Short task: Retype exactly what runs from the first line of the data to the line with "at (axis cs:106,120)", keeping both of those lines and skipping pictures.

# START OF Collected data

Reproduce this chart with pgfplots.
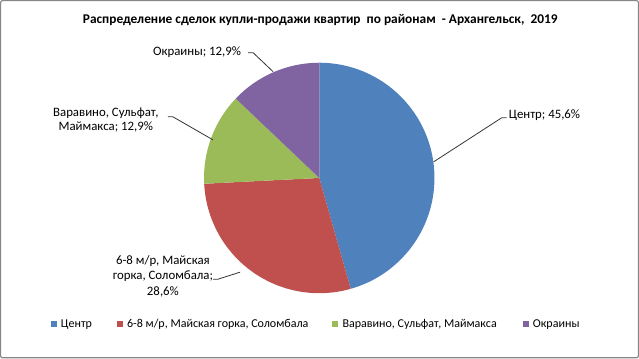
\documentclass[border=0pt]{standalone}
\usepackage{fontspec}
\setmainfont{Carlito}
\usepackage{pgfplots}
\usepackage{pgfplotstable}
\pgfplotsset{compat=1.18}
\definecolor{cA}{HTML}{4F81BD}
\definecolor{cB}{HTML}{C0504D}
\definecolor{cC}{HTML}{9BBB59}
\definecolor{cD}{HTML}{8064A2}
\definecolor{frame}{HTML}{868686}

\pgfplotstableread{
id value
1 45.6
2 28.6
3 12.9
4 12.9
}\piedata

\pgfplotstablegetelem{0}{value}\of\piedata \let\vA\pgfplotsretval
\pgfplotstablegetelem{1}{value}\of\piedata \let\vB\pgfplotsretval
\pgfplotstablegetelem{2}{value}\of\piedata \let\vC\pgfplotsretval
\pgfplotstablegetelem{3}{value}\of\piedata \let\vD\pgfplotsretval
\pgfmathsetmacro\aO{90}
\pgfmathsetmacro\aA{\aO-3.6*\vA}
\pgfmathsetmacro\aB{\aA-3.6*\vB}
\pgfmathsetmacro\aC{\aB-3.6*\vC}
\pgfmathsetmacro\aD{\aC-3.6*\vD}
\def\R{86.25pt}

\begin{document}
\begin{tikzpicture}
\begin{axis}[x=0.75pt,y=0.75pt,xmin=0,xmax=639,ymin=0,ymax=359,
  y dir=reverse, hide axis, clip=false, scale only axis]
\draw[frame, line width=0.9pt, rounded corners=1.5pt] (axis cs:1,1) rectangle (axis cs:637.5,357.5);

\node[font=\bfseries\fontsize{10}{12}\selectfont] at (axis cs:320,20)
  {Распределение сделок купли-продажи квартир\ \ по районам\ \ - Архангельск,\ \ 2019};

% pie
\fill[cA] (axis cs:319,178) -- +(\aO:\R) arc[start angle=\aO, end angle=\aA, radius=\R] -- cycle;
\fill[cB] (axis cs:319,178) -- +(\aA:\R) arc[start angle=\aA, end angle=\aB, radius=\R] -- cycle;
\fill[cC] (axis cs:319,178) -- +(\aB:\R) arc[start angle=\aB, end angle=\aC, radius=\R] -- cycle;
\fill[cD] (axis cs:319,178) -- +(\aC:\R) arc[start angle=\aC, end angle=\aD, radius=\R] -- cycle;

% labels
\begin{scope}[every node/.style={font=\fontsize{9.6}{11}\selectfont, inner sep=0pt}]
\draw[black!80, line width=0.6pt] (axis cs:433,162) -- (axis cs:501,118) -- (axis cs:506,118);
\node[anchor=west] at (axis cs:508,115) {Центр; 45,6\%};

\draw[black!80, line width=0.6pt] (axis cs:168,117) -- (axis cs:173,117) -- (axis cs:213,140);
\node[align=center, font=\fontsize{9.6}{10.5}\selectfont] at (axis cs:106,120) {Варавино, Сульфат,\\Маймакса; 12,9\%};

\draw[black!80, line width=0.6pt] (axis cs:213,279) -- (axis cs:218,279) -- (axis cs:240,272);
\node[align=center, font=\fontsize{9.6}{11.5}\selectfont] at (axis cs:163,276) {6-8 м/р, Майская\\горка, Соломбала;\\28,6\%};

\draw[black!80, line width=0.6pt] (axis cs:248,53) -- (axis cs:253,53) -- (axis cs:273,72);
\node[anchor=west] at (axis cs:153,52) {Окраины; 12,9\%};
\end{scope}

% legend
\begin{scope}[every node/.style={font=\fontsize{9}{11}\selectfont, inner sep=0pt}]
\fill[cA] (axis cs:51,321) rectangle (axis cs:57,327);
\node[anchor=west] at (axis cs:61,324) {Центр};
\fill[cB] (axis cs:117,321) rectangle (axis cs:123,327);
\node[anchor=west] at (axis cs:127,324) {6-8 м/р, Майская горка, Соломбала};
\fill[cC] (axis cs:332,321) rectangle (axis cs:338,327);
\node[anchor=west] at (axis cs:342,324) {Варавино, Сульфат, Маймакса};
\fill[cD] (axis cs:522,321) rectangle (axis cs:528,327);
\node[anchor=west] at (axis cs:532,324) {Окраины};
\end{scope}
\end{axis}
\end{tikzpicture}
\end{document}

# END OF Collected data

Correct output:
Reproduce this chart with pgfplots.
\documentclass[border=0pt]{standalone}
\usepackage{fontspec}
\setmainfont{Carlito}
\usepackage{pgfplots}
\usepackage{pgfplotstable}
\pgfplotsset{compat=1.18}
\definecolor{cA}{HTML}{4F81BD}
\definecolor{cB}{HTML}{C0504D}
\definecolor{cC}{HTML}{9BBB59}
\definecolor{cD}{HTML}{8064A2}
\definecolor{frame}{HTML}{868686}

\pgfplotstableread{
id value
1 45.6
2 28.6
3 12.9
4 12.9
}\piedata

\pgfplotstablegetelem{0}{value}\of\piedata \let\vA\pgfplotsretval
\pgfplotstablegetelem{1}{value}\of\piedata \let\vB\pgfplotsretval
\pgfplotstablegetelem{2}{value}\of\piedata \let\vC\pgfplotsretval
\pgfplotstablegetelem{3}{value}\of\piedata \let\vD\pgfplotsretval
\pgfmathsetmacro\aO{90}
\pgfmathsetmacro\aA{\aO-3.6*\vA}
\pgfmathsetmacro\aB{\aA-3.6*\vB}
\pgfmathsetmacro\aC{\aB-3.6*\vC}
\pgfmathsetmacro\aD{\aC-3.6*\vD}
\def\R{86.25pt}

\begin{document}
\begin{tikzpicture}
\begin{axis}[x=0.75pt,y=0.75pt,xmin=0,xmax=639,ymin=0,ymax=359,
  y dir=reverse, hide axis, clip=false, scale only axis]
\draw[frame, line width=0.9pt, rounded corners=1.5pt] (axis cs:1,1) rectangle (axis cs:637.5,357.5);

\node[font=\bfseries\fontsize{10}{12}\selectfont] at (axis cs:320,20)
  {Распределение сделок купли-продажи квартир\ \ по районам\ \ - Архангельск,\ \ 2019};

% pie
\fill[cA] (axis cs:319,178) -- +(\aO:\R) arc[start angle=\aO, end angle=\aA, radius=\R] -- cycle;
\fill[cB] (axis cs:319,178) -- +(\aA:\R) arc[start angle=\aA, end angle=\aB, radius=\R] -- cycle;
\fill[cC] (axis cs:319,178) -- +(\aB:\R) arc[start angle=\aB, end angle=\aC, radius=\R] -- cycle;
\fill[cD] (axis cs:319,178) -- +(\aC:\R) arc[start angle=\aC, end angle=\aD, radius=\R] -- cycle;

% labels
\begin{scope}[every node/.style={font=\fontsize{9.6}{11}\selectfont, inner sep=0pt}]
\draw[black!80, line width=0.6pt] (axis cs:433,162) -- (axis cs:501,118) -- (axis cs:506,118);
\node[anchor=west] at (axis cs:508,115) {Центр; 45,6\%};

\draw[black!80, line width=0.6pt] (axis cs:168,117) -- (axis cs:173,117) -- (axis cs:213,140);
\node[align=center, font=\fontsize{9.6}{10.5}\selectfont] at (axis cs:106,120) {Варавино, Сульфат,\\Маймакса; 12,9\%};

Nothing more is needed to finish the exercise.